Lors d'une promenade en campagne, John Maine, qui, tout comme l'auteur, exerce la profession de gérant d'hôtel, rencontre l'amour en la personne de Susanna, une jeune femme venue d'un univers parallèle. Suite à ce “contact”, le héros se lie avec la réplique de sa bien-aimée dans son monde d'origine, laquelle explore, à l'instar de ses doubles, les dimensions voisines pour le compte du Centre de recherche de Falcombe.

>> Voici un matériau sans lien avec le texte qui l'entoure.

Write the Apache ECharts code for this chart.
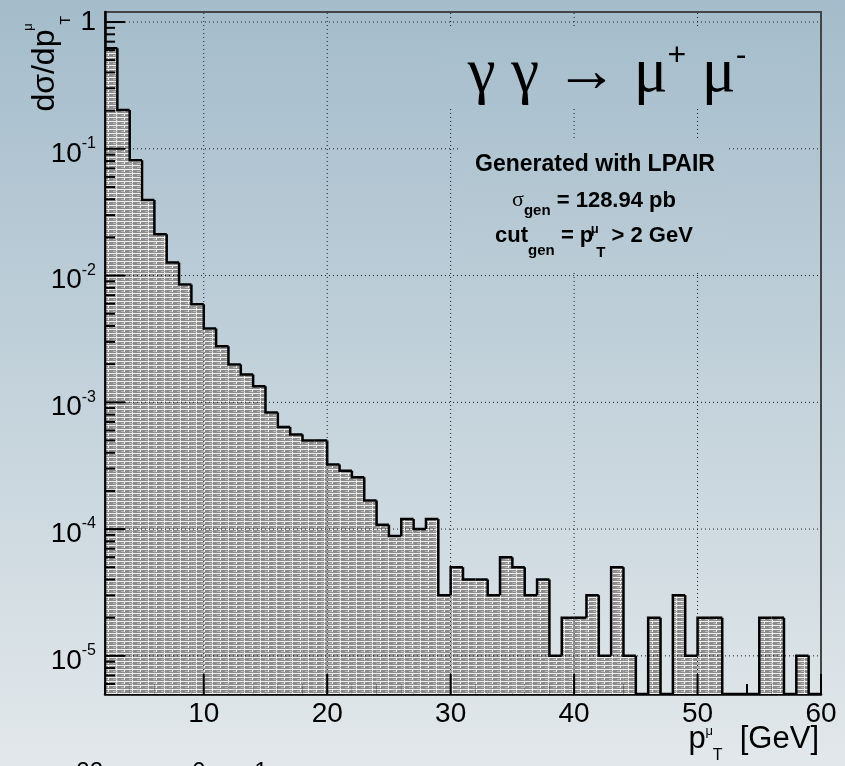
<!DOCTYPE html>
<html>
<head>
<meta charset="utf-8">
<script src="https://cdn.jsdelivr.net/npm/echarts@6.0.0/dist/echarts.min.js"></script>
<style>
html,body{margin:0;padding:0;background:#c4d2da;}
#chart{width:845px;height:766px;}
</style>
</head>
<body>
<div id="chart"></div>
<script>
// ---------------- data ----------------
const binStart = [2,3,4,5,6,7,8,9,10,11,12,13,14,15,16,17,18,19,20,21,22,23,24,25,26,27,28,29,30,
                  31,32,33,34,35,36,37,38,39,40,41,42,43,44,45,46,47,48,49,50,51,52,53,54,55,56,57,58,59];
const binWidth = 1;
const dSigmaDpT = [
  0.62, 0.202, 0.0814, 0.0394, 0.0212, 0.0127, 0.0085, 0.00595, 0.00382, 0.00277,
  0.00199, 0.00166, 0.00134, 0.00083, 0.00064, 0.000557, 0.0005, 0.0005, 0.000323, 0.000289,
  0.000256, 0.000168, 0.000108, 0.000088, 0.00012, 0.0001, 0.00012, 0.00003, 0.00005, 0.00004,
  0.00004, 0.00003, 0.00006, 0.00005, 0.00003, 0.00004, 0.00001, 0.00002, 0.00002, 0.00003,
  0.00001, 0.00005, 0.00001, 0, 0.00002, 0, 0.00003, 0.00001, 0.00002, 0.00002,
  0, 0, 0, 0.00002, 0.00002, 0, 0.00001, 0
];
const xMajorTicks = [10,20,30,40,50,60];
const xGridLines = [10,20,30,40,50];
const yDecades = [1e-5,1e-4,1e-3,1e-2,1e-1,1];
const yTickLabels = ['{b|10}{s|-5}','{b|10}{s|-4}','{b|10}{s|-3}','{b|10}{s|-2}','{b|10}{s|-1}','{n|1}'];
const yMinorMultipliers = [2,3,4,5,6,7,8,9];
const yMinorDecades = [1e-6,1e-5,1e-4,1e-3,1e-2,1e-1];
const X_MIN = 2, X_MAX = 60, Y_MIN = 5e-6, Y_MAX = 1.2;

// ---------------- styles ----------------
const SANS = 'Liberation Sans, Arial, Helvetica, sans-serif';
const SERIF = 'Liberation Serif, DejaVu Serif, Times New Roman, serif';
const BG0 = [164,188,203], BG1 = [226,232,235], H = 766;
function bgAt(y){
  const t = Math.max(0, Math.min(1, y / H));
  const c = BG0.map((v,k)=>Math.round(v + (BG1[k]-v)*t));
  return 'rgb(' + c.join(',') + ')';
}
function gradFor(y1,y2){
  return {type:'linear',x:0,y:0,x2:0,y2:1,colorStops:[{offset:0,color:bgAt(y1)},{offset:1,color:bgAt(y2)}]};
}
function makeHatch(){
  const c = document.createElement('canvas');
  c.width = 16; c.height = 4;
  const g = c.getContext('2d');
  g.fillStyle = '#8c8c8c'; g.fillRect(0,0,16,4);
  g.fillStyle = '#f0f0f0';
  g.fillRect(0,1,16,1);
  g.fillStyle = '#b8b8b8';
  g.fillRect(1,3,4,1); g.fillRect(9,3,4,1);
  g.fillStyle = '#ececec';
  g.fillRect(4,0,1,3);
  g.fillRect(12,1,1,3);
  return c;
}
const hatch = {image: makeHatch(), repeat: 'repeat'};

// ---------------- render functions ----------------
function renderBin(params, api){
  const i = params.dataIndex;
  const lo = api.value(0), hi = api.value(1), v = api.value(2);
  const base = api.coord([lo, Y_MIN]);
  const right = api.coord([hi, Y_MIN]);
  const yOf = val => (val > 0 ? api.coord([lo, val])[1] : base[1]);
  const yTop = yOf(v);
  const yPrev = yOf(i > 0 ? dSigmaDpT[i-1] : 0);
  const children = [];
  if (v > 0) {
    children.push({type:'rect', shape:{x:base[0], y:yTop, width:right[0]-base[0], height:base[1]-yTop},
                   style:{fill:hatch}});
  }
  const pts = [[base[0], yPrev], [base[0], yTop], [right[0], yTop]];
  if (i === dSigmaDpT.length - 1) pts.push([right[0], base[1]]);
  children.push({type:'polyline', shape:{points:pts}, style:{stroke:'#000', lineWidth:2.5, fill:null}});
  return {type:'group', children};
}

function renderDecor(params, api){
  const ch = [];
  const P = (x,y) => api.coord([x,y]);
  const x0 = P(X_MIN,Y_MIN)[0], yB = P(X_MIN,Y_MIN)[1];
  const x1 = P(X_MAX,Y_MIN)[0], yT = P(X_MIN,Y_MAX)[1];
  const gridStyle = {stroke:'#1e1e1e', lineWidth:1, lineDash:[1,3], fill:null};
  const tickStyle = {stroke:'#000', lineWidth:2, fill:null};
  xGridLines.forEach(v => {
    const px = P(v, Y_MIN)[0];
    ch.push({type:'line', shape:{x1:px,y1:yB,x2:px,y2:yT}, style:gridStyle});
  });
  yDecades.forEach(v => {
    const py = P(X_MIN, v)[1];
    ch.push({type:'line', shape:{x1:x0,y1:py,x2:x1,y2:py}, style:gridStyle});
  });
  xMajorTicks.forEach(v => {
    const px = P(v, Y_MIN)[0];
    ch.push({type:'line', shape:{x1:px,y1:yB,x2:px,y2:yB-20}, style:tickStyle});
  });
  yDecades.forEach(v => {
    const py = P(X_MIN, v)[1];
    ch.push({type:'line', shape:{x1:x0,y1:py,x2:x0+20,y2:py}, style:tickStyle});
  });
  yMinorDecades.forEach(d => {
    yMinorMultipliers.forEach(m => {
      const val = m * d;
      if (val > Y_MIN && val < Y_MAX) {
        const py = P(X_MIN, val)[1];
        ch.push({type:'line', shape:{x1:x0,y1:py,x2:x0+10,y2:py}, style:tickStyle});
      }
    });
  });
  yDecades.forEach((v,k) => {
    const py = P(X_MIN, v)[1];
    ch.push({type:'text', x:x0-9, y:py, style:{
      text: yTickLabels[k], align:'right', verticalAlign:'middle', textAlign:'right', textVerticalAlign:'middle',
      rich: {
        b:{fontSize:28, fontFamily:SANS, fill:'#000', padding:[10,0,0,0], verticalAlign:'middle'},
        s:{fontSize:16, fontFamily:SANS, fill:'#000', padding:[0,0,10,0], verticalAlign:'middle'},
        n:{fontSize:28, fontFamily:SANS, fill:'#000', verticalAlign:'middle'}
      }
    }});
  });
  return {type:'group', children: ch};
}

// ---------------- chart ----------------
const chart = echarts.init(document.getElementById('chart'), null, {renderer:'canvas'});
const option = {
  animation: false,
  backgroundColor: {type:'linear',x:0,y:0,x2:0,y2:1,colorStops:[{offset:0,color:bgAt(0)},{offset:1,color:bgAt(H)}]},
  textStyle: {fontFamily: SANS},
  grid: {left:105, right:24, top:12, bottom:72, show:true, borderColor:'#444', borderWidth:2, backgroundColor:'transparent'},
  xAxis: {
    type:'value', min:X_MIN, max:X_MAX, interval:2,
    axisLine:{show:true, onZero:false, lineStyle:{color:'#000', width:2.5}},
    axisTick:{show:true, inside:true, length:10, lineStyle:{color:'#000', width:2}},
    axisLabel:{show:true, margin:6, fontSize:28, color:'#000', fontFamily:SANS,
               formatter: v => (xMajorTicks.indexOf(v) >= 0 ? String(v) : '')},
    splitLine:{show:false}
  },
  yAxis: {
    type:'log', logBase:10, min:Y_MIN, max:Y_MAX,
    axisLine:{show:true, onZero:false, lineStyle:{color:'#000', width:2.5}},
    axisTick:{show:false}, axisLabel:{show:false}, splitLine:{show:false}, minorTick:{show:false}
  },
  series: [
    {
      type:'custom', name:'dsigma', coordinateSystem:'cartesian2d', z:2, clip:true, silent:true,
      data: binStart.map((s,i) => [s, s + binWidth, dSigmaDpT[i]]),
      encode: {x:[0,1], y:2},
      renderItem: renderBin
    },
    {
      type:'custom', name:'decor', coordinateSystem:'cartesian2d', z:5, silent:true,
      data: [[X_MIN, Y_MIN]],
      encode: {x:0, y:1},
      renderItem: renderDecor
    }
  ],
  graphic: [
    {type:'rect', z:100, silent:true, shape:{x:440,y:27,width:360,height:80}, style:{fill:gradFor(27,107)}},
    {type:'rect', z:100, silent:true, shape:{x:460,y:140,width:268,height:131}, style:{fill:gradFor(140,271)}},
    {type:'text', z:110, x:607, y:74, style:{
      text:'{g|γ γ → μ}{p|+}{g| μ}{p|-}', align:'center', verticalAlign:'middle', textAlign:'center', textVerticalAlign:'middle',
      rich:{
        g:{fontSize:63, fontFamily:SERIF, fill:'#000', verticalAlign:'middle'},
        p:{fontSize:32, fontFamily:SANS, fill:'#000', padding:[0,0,36,0], verticalAlign:'middle'}
      }}},
    {type:'text', z:110, x:595, y:165, style:{
      text:'Generated with LPAIR', align:'center', verticalAlign:'middle', textAlign:'center', textVerticalAlign:'middle',
      fontSize:23, fontWeight:'bold', fontFamily:SANS, fill:'#000'}},
    {type:'text', z:110, x:594, y:200.6, style:{
      text:'{s|σ}{sub|gen}{b| = 128.94 pb}', align:'center', verticalAlign:'middle', textAlign:'center', textVerticalAlign:'middle',
      rich:{
        s:{fontSize:22, fontFamily:SERIF, fill:'#000', verticalAlign:'middle'},
        sub:{fontSize:15, fontWeight:'bold', fontFamily:SANS, fill:'#000', padding:[20,0,0,0], verticalAlign:'middle'},
        b:{fontSize:22, fontWeight:'bold', fontFamily:SANS, fill:'#000', verticalAlign:'middle'}
      }}},
    {type:'text', z:110, x:594, y:235.6, style:{
      text:'{b|cut}{sub|gen}{b| = p}{sup|μ}{sub2|T}{b| > 2 GeV}', align:'center', verticalAlign:'middle', textAlign:'center', textVerticalAlign:'middle',
      rich:{
        b:{fontSize:22, fontWeight:'bold', fontFamily:SANS, fill:'#000', verticalAlign:'middle'},
        sub:{fontSize:15, fontWeight:'bold', fontFamily:SANS, fill:'#000', padding:[30,0,0,0], verticalAlign:'middle'},
        sup:{fontSize:13, fontWeight:'bold', fontFamily:SANS, fill:'#000', width:1, align:'left', padding:[0,0,12,1], verticalAlign:'middle'},
        sub2:{fontSize:15, fontWeight:'bold', fontFamily:SANS, fill:'#000', padding:[34,0,0,1], verticalAlign:'middle'}
      }}},
    {type:'text', z:110, x:45, y:16, rotation:Math.PI/2, style:{
      text:'{b|dσ/dp}{sup|μ}{sub|T}', align:'right', verticalAlign:'middle', textAlign:'right', textVerticalAlign:'middle',
      rich:{
        b:{fontSize:32, fontFamily:SANS, fill:'#000', verticalAlign:'middle'},
        sup:{fontSize:13, fontFamily:SANS, fill:'#000', width:1, align:'left', padding:[0,0,34,2], verticalAlign:'middle'},
        sub:{fontSize:14, fontFamily:SANS, fill:'#000', padding:[42,0,0,2], verticalAlign:'middle'}
      }}},
    {type:'text', z:110, x:819, y:739.4, style:{
      text:'{b|p}{sup|μ}{sub|T}{b|  [GeV]}', align:'right', verticalAlign:'middle', textAlign:'right', textVerticalAlign:'middle',
      rich:{
        b:{fontSize:31, fontFamily:SANS, fill:'#000', verticalAlign:'middle'},
        sup:{fontSize:13, fontFamily:SANS, fill:'#000', width:1, align:'left', padding:[0,0,16,3], verticalAlign:'middle'},
        sub:{fontSize:16, fontFamily:SANS, fill:'#000', padding:[32,0,0,3], verticalAlign:'middle'}
      }}},
    {type:'text', z:110, x:103, y:760, style:{text:'22', align:'right', verticalAlign:'top', textAlign:'right', textVerticalAlign:'top', fontSize:24, fontFamily:SANS, fill:'#000'}},
    {type:'text', z:110, x:199, y:760, style:{text:'0', align:'center', verticalAlign:'top', textAlign:'center', textVerticalAlign:'top', fontSize:24, fontFamily:SANS, fill:'#000'}},
    {type:'text', z:110, x:261, y:760, style:{text:'1', align:'center', verticalAlign:'top', textAlign:'center', textVerticalAlign:'top', fontSize:24, fontFamily:SANS, fill:'#000'}}
  ]
};
chart.setOption(option);
</script>
</body>
</html>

Les scientifiques ont en effet découvert qu'il existe une infinité d'univers parallèles comparables au nôtre, en dépit d'une légère divergence temporelle. Aussi espèrent-ils que la connaissance des mondes les plus lointains leur permettra à terme de maîtriser l'avenir. Le seul problème est qu'il s'avère impossible pour quiconque de survivre en même temps que son double hors de la zone de transfert dans l'univers d'accueil. C'est la raison pour laquelle John Maine, qui est visiblement décédé dans les mondes voisins, est choisi pour remplacer Susanna lorsque cette dernière trouve la mort de façon accidentelle. Bien que sa mission vise à établir l'existence d'une quelconque cohérence liant les univers parallèles entre eux, Maine cherche surtout à retrouver Susanna, à savoir de quelle manière il est mort et qui a assassiné Wallace Mellors, son employeur…
Charisme est le développement de "Susanna, Susanna !", une émouvante nouvelle publiée en français sous le même titre dans le nº 234 de Fiction (juin 1973). Beaucoup d'auteurs de Science-Fiction démarrent leurs récits par une phrase choc destinée à capter dès le départ l'attention du lecteur. C'est la solution inverse que choisit Michael Coney, qui prend tout son temps pour greffer une intrigue policière diabolique sur la trame de son texte initial. Il enrichit également son roman d'une quête contrariée de l'amour absolu que l'on ne manquera pas de comparer au superbe le Jeune homme, la mort et le temps de Richard Matheson. Ce faisant, l'auteur trouve un souffle que la nouvelle — à la fin de laquelle, Maine se contentait de noyer dans l'alcool le chagrin consécutif à la mort de sa bien-aimée — ne possédait pas. En outre, l'infinité des mondes parallèles permet à Coney d'accompagner la lutte désespérée de son héros contre le Destin d'une intéressante réflexion sur le déterminisme — variation qu'une immuable boucle temporelle interdisait à Matheson.
L'intrigue policière connaît un dénouement voisin du terrible Sabbat dans Central Park, que William Hjortsberg signera trois ans plus tard, même si l'intensité dramatique et certaines réactions du héros se rapprochent davantage de la célèbre adaptation cinématographique d'Alan Parker (Angel heart). Mais c'est encore le dénouement de la quête amoureuse qui, par son nihilisme, émeut le plus.
On garde de Charisme l'image enchantée d'un port de pêche de Cornouailles, la vision transcendante de l'âme sœur attendant au bord du chemin et le désarroi d'un homme qui conserve, au fond de lui, le souvenir diffus d'une réalité alternative, d'un bonheur irrémédiablement perdu dans les méandres d'un jeu d'échecs cosmique.